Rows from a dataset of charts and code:
★ ★ ★ ★ ★ ★ ★

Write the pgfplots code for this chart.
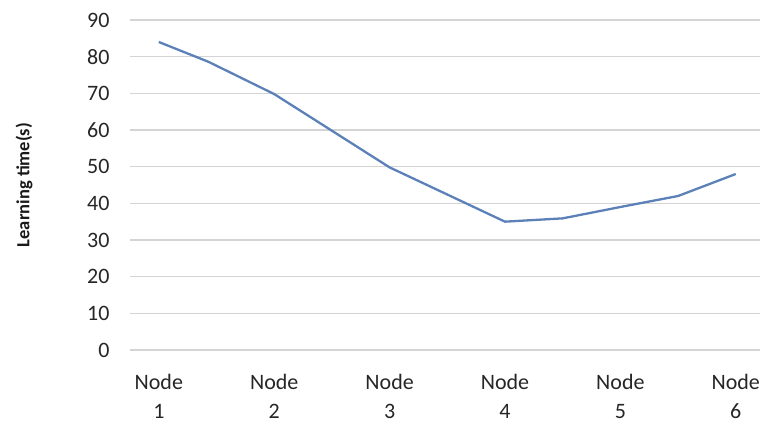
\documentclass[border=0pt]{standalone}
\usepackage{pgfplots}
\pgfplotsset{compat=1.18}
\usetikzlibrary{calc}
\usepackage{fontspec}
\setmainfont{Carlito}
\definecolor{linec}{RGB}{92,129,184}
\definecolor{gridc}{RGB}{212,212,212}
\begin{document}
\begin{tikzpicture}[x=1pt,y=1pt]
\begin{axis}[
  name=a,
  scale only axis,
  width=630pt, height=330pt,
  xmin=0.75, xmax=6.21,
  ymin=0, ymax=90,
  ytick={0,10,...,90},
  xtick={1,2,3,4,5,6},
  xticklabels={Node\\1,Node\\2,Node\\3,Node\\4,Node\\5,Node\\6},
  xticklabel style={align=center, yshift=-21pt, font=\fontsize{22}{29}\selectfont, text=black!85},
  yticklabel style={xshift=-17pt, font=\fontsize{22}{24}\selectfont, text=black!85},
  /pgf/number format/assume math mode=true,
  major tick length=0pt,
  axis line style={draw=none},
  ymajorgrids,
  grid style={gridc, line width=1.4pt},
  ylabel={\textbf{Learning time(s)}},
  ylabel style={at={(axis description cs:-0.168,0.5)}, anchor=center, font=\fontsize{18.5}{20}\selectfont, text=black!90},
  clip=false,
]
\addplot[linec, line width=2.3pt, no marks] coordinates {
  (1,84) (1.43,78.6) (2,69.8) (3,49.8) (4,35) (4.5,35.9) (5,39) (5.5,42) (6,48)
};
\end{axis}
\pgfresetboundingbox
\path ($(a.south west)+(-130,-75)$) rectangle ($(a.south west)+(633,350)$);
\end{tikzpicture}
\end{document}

★ ★ ★ ★ ★ ★ ★

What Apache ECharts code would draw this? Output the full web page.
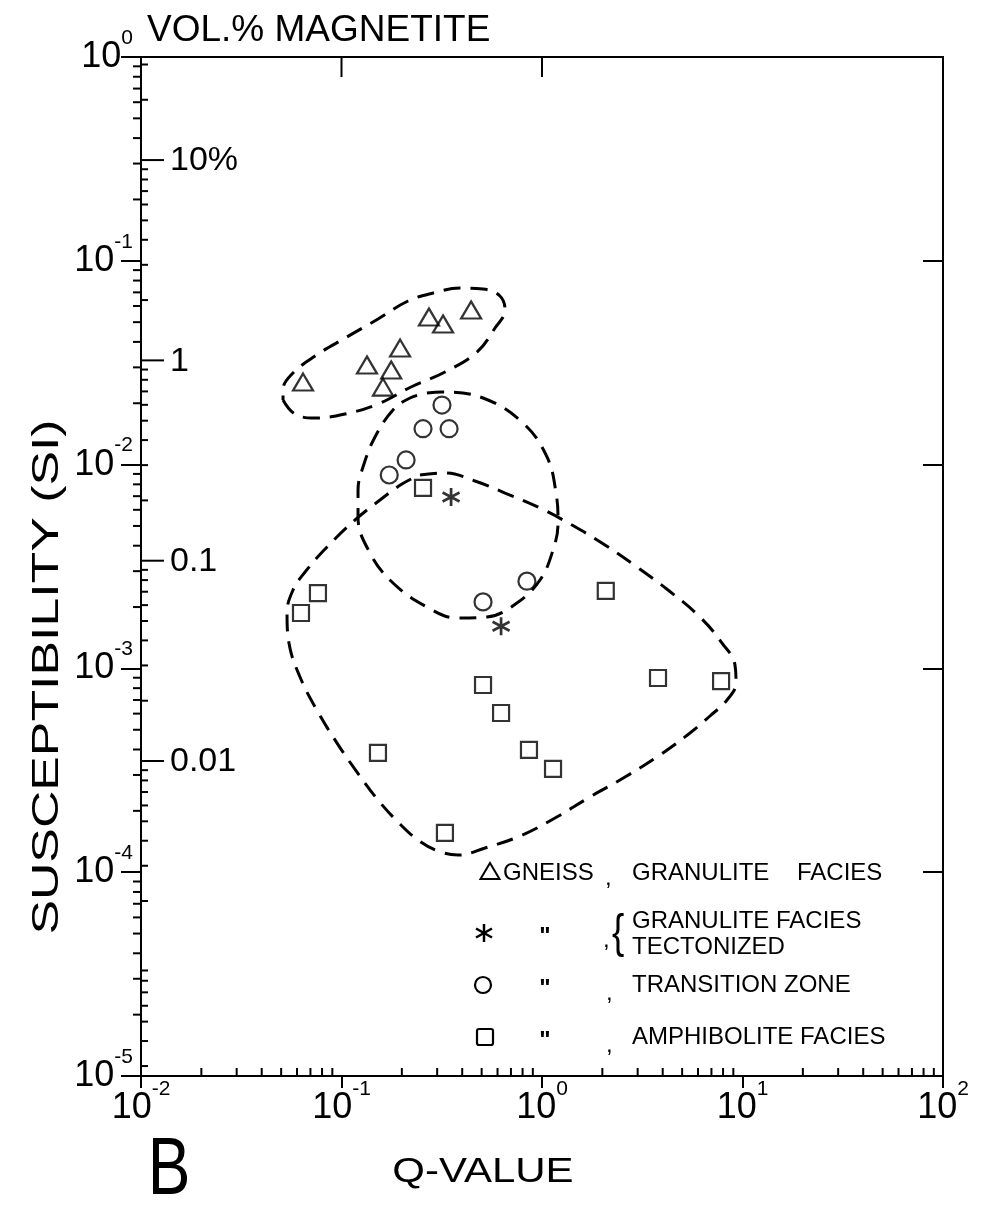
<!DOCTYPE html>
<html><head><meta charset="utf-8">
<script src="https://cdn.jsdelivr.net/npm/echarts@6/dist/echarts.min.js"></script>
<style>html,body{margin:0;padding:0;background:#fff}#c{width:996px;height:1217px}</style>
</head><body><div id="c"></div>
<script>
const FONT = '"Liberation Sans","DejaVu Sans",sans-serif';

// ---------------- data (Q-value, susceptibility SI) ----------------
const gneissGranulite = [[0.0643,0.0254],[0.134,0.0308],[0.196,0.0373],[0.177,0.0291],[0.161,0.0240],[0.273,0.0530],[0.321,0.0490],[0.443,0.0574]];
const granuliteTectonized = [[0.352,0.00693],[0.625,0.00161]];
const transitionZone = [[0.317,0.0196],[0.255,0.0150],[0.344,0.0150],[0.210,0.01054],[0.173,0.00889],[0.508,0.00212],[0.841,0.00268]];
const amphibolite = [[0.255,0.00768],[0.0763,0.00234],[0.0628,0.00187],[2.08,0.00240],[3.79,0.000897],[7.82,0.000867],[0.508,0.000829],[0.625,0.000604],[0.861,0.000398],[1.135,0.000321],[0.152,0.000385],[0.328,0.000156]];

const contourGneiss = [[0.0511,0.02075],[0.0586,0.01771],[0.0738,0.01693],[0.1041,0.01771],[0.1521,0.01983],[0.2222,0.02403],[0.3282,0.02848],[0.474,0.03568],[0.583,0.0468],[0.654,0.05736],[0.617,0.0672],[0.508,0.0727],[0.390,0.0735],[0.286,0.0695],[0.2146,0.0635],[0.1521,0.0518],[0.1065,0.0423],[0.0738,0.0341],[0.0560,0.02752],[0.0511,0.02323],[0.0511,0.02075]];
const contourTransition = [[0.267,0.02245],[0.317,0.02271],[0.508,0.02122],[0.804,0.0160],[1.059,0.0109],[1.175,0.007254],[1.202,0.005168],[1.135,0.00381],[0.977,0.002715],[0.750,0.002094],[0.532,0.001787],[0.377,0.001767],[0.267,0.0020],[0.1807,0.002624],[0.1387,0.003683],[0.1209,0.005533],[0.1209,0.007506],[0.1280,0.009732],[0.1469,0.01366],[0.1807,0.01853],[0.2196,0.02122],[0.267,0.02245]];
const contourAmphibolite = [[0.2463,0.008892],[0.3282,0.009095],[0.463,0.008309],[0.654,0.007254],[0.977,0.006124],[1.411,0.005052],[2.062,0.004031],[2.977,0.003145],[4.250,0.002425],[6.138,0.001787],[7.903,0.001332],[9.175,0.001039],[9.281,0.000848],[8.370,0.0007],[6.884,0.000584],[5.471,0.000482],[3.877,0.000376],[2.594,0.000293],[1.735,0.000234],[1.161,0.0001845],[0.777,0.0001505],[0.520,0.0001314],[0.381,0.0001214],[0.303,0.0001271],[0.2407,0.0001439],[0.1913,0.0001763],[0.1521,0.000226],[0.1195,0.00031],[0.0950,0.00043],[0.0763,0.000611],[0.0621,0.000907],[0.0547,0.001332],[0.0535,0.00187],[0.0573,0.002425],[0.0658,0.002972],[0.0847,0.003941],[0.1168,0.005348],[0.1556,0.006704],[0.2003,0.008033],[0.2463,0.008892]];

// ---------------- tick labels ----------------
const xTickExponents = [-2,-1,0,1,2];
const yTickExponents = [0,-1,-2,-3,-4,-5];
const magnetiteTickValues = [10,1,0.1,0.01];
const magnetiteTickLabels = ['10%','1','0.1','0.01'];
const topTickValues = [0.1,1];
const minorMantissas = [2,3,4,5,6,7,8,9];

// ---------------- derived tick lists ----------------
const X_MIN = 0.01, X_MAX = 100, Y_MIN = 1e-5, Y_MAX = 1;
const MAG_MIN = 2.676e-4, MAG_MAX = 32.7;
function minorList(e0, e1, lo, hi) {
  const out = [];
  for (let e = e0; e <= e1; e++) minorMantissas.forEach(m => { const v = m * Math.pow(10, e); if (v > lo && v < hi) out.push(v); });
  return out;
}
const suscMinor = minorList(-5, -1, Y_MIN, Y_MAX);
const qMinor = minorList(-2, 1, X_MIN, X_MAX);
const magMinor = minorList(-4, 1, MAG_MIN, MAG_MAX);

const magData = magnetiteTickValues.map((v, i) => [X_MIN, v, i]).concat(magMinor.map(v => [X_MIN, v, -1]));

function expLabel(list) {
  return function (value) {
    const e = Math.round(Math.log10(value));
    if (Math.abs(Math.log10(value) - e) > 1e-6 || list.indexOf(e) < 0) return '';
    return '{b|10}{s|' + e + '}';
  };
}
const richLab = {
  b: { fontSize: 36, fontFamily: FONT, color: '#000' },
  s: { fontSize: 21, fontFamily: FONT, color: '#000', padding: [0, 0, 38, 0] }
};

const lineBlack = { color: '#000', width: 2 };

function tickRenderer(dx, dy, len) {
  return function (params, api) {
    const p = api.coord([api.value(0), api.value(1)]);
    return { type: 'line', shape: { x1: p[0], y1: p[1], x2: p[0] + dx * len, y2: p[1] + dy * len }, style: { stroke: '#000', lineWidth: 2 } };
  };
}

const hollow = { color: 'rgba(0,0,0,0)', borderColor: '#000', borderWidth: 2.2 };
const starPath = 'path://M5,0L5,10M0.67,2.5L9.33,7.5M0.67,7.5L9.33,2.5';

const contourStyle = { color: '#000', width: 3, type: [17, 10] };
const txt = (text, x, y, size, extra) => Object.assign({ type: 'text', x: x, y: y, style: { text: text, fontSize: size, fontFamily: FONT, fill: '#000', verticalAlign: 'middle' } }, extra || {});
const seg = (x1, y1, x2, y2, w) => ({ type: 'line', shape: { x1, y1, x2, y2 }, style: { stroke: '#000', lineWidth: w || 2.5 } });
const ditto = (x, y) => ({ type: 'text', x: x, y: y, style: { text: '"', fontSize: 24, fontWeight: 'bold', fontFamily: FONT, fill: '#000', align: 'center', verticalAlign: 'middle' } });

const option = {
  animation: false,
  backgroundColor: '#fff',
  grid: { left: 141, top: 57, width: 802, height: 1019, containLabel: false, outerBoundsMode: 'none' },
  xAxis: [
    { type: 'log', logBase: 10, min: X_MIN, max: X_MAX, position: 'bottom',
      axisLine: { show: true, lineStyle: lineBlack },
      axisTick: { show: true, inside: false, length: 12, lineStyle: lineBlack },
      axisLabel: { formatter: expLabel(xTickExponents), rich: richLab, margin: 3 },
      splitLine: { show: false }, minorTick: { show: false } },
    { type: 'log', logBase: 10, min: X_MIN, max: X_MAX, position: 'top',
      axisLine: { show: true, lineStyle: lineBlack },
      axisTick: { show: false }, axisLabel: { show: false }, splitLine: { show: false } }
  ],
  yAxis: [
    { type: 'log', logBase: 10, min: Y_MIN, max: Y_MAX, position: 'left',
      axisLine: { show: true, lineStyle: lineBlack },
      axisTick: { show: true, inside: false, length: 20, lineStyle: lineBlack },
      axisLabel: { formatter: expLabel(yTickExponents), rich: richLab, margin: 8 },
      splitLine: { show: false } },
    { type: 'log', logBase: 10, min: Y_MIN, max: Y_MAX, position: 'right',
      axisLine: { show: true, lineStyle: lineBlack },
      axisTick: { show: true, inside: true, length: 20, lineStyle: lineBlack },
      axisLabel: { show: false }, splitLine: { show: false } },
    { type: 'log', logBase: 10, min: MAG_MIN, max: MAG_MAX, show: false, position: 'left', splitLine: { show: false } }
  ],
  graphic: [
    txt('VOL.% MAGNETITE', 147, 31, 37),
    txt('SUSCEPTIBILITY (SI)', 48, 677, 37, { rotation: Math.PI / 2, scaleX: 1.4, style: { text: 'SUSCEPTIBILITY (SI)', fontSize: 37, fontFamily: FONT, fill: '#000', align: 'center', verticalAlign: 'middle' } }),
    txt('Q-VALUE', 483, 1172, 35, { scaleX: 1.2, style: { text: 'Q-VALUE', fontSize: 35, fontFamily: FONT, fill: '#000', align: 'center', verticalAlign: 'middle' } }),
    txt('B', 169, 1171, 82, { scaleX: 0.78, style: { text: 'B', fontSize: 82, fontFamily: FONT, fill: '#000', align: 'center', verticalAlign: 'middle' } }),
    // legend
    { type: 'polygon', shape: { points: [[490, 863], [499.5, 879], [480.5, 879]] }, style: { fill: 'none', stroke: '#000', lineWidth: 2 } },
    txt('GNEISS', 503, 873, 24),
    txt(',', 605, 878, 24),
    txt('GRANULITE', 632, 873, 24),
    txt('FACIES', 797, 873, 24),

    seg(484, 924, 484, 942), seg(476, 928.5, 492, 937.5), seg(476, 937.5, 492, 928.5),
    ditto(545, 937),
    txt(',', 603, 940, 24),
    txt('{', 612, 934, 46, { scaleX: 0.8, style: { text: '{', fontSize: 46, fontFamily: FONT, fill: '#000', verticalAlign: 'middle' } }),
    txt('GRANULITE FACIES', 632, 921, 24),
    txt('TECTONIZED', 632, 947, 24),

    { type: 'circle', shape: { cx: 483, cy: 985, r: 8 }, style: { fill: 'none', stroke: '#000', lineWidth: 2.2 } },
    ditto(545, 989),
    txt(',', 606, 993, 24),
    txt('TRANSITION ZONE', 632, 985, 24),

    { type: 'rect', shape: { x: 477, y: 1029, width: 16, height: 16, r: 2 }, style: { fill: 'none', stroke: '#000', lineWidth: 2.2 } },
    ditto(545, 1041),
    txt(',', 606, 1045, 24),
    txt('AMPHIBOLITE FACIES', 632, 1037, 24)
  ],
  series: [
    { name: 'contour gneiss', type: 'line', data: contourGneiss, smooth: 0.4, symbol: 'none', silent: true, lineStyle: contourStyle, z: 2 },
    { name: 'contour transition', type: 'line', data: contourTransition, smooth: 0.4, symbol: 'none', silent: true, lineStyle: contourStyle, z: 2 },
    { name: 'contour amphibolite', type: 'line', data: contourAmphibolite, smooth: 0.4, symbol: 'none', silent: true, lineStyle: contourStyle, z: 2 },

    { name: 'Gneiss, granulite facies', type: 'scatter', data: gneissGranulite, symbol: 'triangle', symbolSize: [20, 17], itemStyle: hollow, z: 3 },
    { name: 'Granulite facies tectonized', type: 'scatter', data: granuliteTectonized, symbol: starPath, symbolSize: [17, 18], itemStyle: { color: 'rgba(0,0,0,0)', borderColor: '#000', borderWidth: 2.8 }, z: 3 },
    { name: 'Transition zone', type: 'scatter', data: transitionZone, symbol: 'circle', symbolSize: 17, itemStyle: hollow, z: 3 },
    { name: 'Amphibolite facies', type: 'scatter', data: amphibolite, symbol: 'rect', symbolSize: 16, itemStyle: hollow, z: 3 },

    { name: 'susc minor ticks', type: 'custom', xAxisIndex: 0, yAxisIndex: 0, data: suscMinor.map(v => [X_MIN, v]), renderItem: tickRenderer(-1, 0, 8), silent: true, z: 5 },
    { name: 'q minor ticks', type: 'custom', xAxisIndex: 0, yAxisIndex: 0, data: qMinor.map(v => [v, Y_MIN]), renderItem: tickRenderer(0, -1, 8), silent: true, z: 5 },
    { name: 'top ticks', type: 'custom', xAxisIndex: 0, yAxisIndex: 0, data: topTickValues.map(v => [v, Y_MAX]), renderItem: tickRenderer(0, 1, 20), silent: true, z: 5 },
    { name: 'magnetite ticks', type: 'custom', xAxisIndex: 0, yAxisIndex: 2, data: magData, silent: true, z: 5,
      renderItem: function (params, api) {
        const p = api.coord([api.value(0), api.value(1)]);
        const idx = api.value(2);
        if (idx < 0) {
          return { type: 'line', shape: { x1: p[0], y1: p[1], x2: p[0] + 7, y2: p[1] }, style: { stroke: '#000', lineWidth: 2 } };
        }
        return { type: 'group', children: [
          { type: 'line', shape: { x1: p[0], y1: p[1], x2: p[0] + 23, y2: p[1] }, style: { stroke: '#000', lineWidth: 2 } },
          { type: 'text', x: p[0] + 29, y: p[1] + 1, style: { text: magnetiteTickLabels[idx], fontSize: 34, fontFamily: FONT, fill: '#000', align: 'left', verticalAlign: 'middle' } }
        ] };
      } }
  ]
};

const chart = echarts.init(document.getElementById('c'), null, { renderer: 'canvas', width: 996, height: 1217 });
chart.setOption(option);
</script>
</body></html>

★ ★ ★ ★ ★ ★ ★

# [EXERCISE DIRECTIONS]
Show every line from the entries above in which "this" appears.

# [ANSWER TO THE PROBLEM]
Write the pgfplots code for this chart.
What Apache ECharts code would draw this? Output the full web page.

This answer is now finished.